Should optimistic estimates prevail and one in every million stars shelters a nearby technological civilization, and if as well they’re randomly strewn through the Milky Way—were these provisos to hold—then the nearest one, we recall, would be a few hundred light-years distant: at the closest, maybe 100 lightyears, more likely a thousand light-years-and, of course, perhaps nowhere, no matter how far. Suppose the nearest civilization on a planet of another star is, say, 200 light-years away. Then, some 150 years from now they’ll begin to receive our feeble post-World War II television and radar emission. What will they make of it? With each passing year the signal will get louder, more interesting, perhaps more alarming. Eventually, they may respond: by returning a radio message, or by visiting. In either case, the response will likely be limited by the finite value of the speed of light. With these wildly uncertain numbers, the answer to our unintentional mid-century call into the depths of space will not arrive until around the year 2350. If they’re farther away, of course, it will take longer; and if much farther away, much longer. The interesting possibility arises that our first receipt of a message from an alien civilization, a message intended for us (not just an all-points bulletin), will occur in a time when we are well situated on many worlds in our solar system and preparing to move on.

With or without such a message, though, we will have reason to continue outward, seeking other solar systems. Or—even safer in this unpredictable and violent sector of the Galaxy—to sequester some of us in self-sufficient habitations in interstellar space, far from the dangers constituted by the stars. Such a future would, I think, naturally evolve, by slow increments, even without any grand goal of interstellar travel:

For safety, some communities may wish to sever their ties with the rest of humanity—uninfluenced by other societies, other ethical codes, other technological imperatives. In a time when comets and asteroids are being routinely repositioned, we will be able to populate a small world and then cut it loose. In successive generations, as this world sped outward, the Earth would fade from bright star to pale dot to invisibility; the Sun would appear dimmer, until it was no more than a vaguely yellow point of light, lost among thousands of others. The travelers would approach interstellar night. Some such communities may be content with occasional radio and laser traffic with the old home worlds. Others, confident of the superiority of their own survival chances and wary of contamination, may try to disappear. Perhaps all contact with them will ultimately be lost, their very existence forgotten.

Even the resources of a sizable asteroid or comet are finite, though, and eventually more resources must be sought elsewhere—especially water, needed for drink, for a breathable oxygen atmosphere, and for hydrogen to power fusion reactors.

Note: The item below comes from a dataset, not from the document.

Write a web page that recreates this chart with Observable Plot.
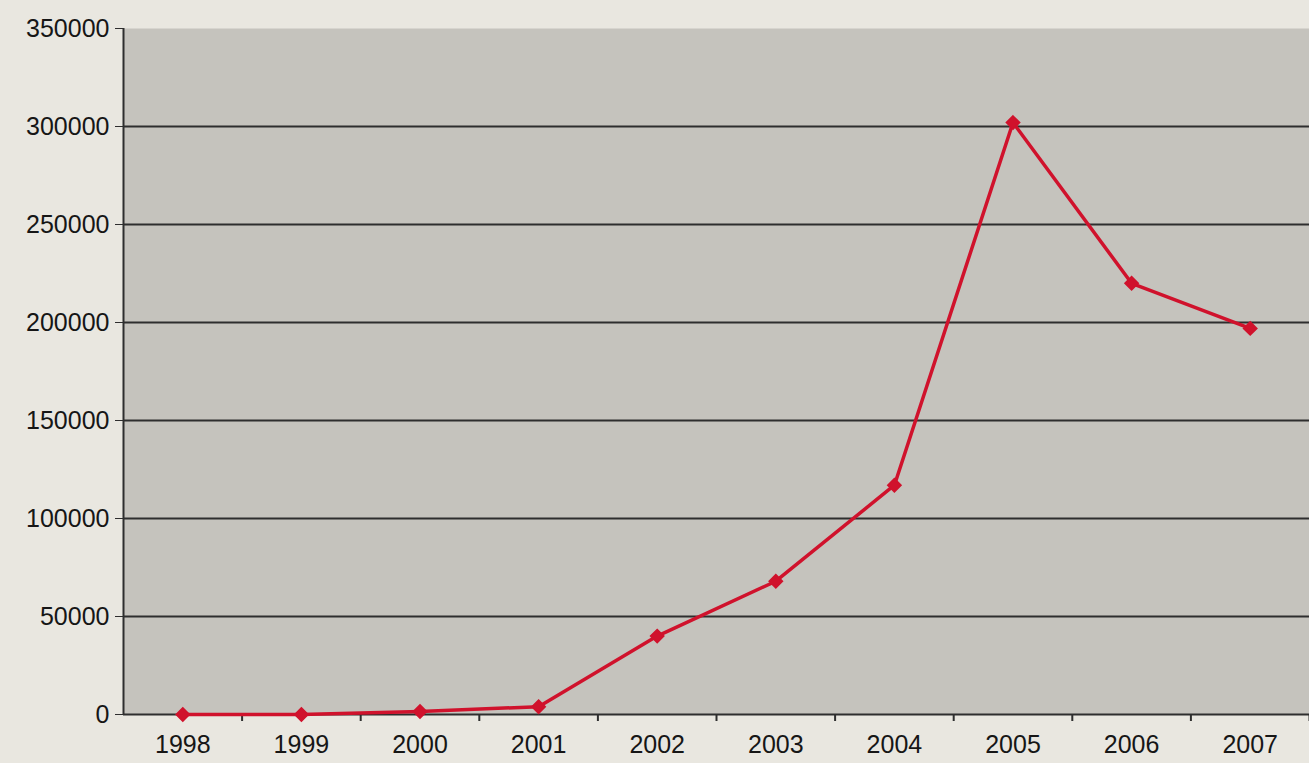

So in the long run these communities must migrate from world to world, with no lasting loyalty to any. We might call it “pioneering,” or “homesteading.” A less sympathetic observer might describe it as sucking dry the resources of little world after little world. But there are a trillion little worlds in the Oort Comet Cloud.

Living in small numbers on a modest stepmother world far from the Sun, we will know that every scrap of food and every drop of water is dependent on the smooth operation of a farsighted technology; but these conditions are not radically unlike those to which we are already accustomed. Digging resources out of the ground and stalking passing resources seem oddly familiar, like a forgotten memory of childhood: It is, with a few significant changes, the strategy of our hunter-gatherer ancestors. For 99.9 percent of the tenure of humans on Earth, we lived such a life. Judging from some of the last surviving hunter-gatherers just before they were engulfed by the present global civilization, we may have been relatively happy. It’s the kind of life that forged us. So after a brief, only partially successful sedentary experiment, we may become wanderers again-more technological than last time, but even then our technology, stone tools and fire, was our only hedge against extinction.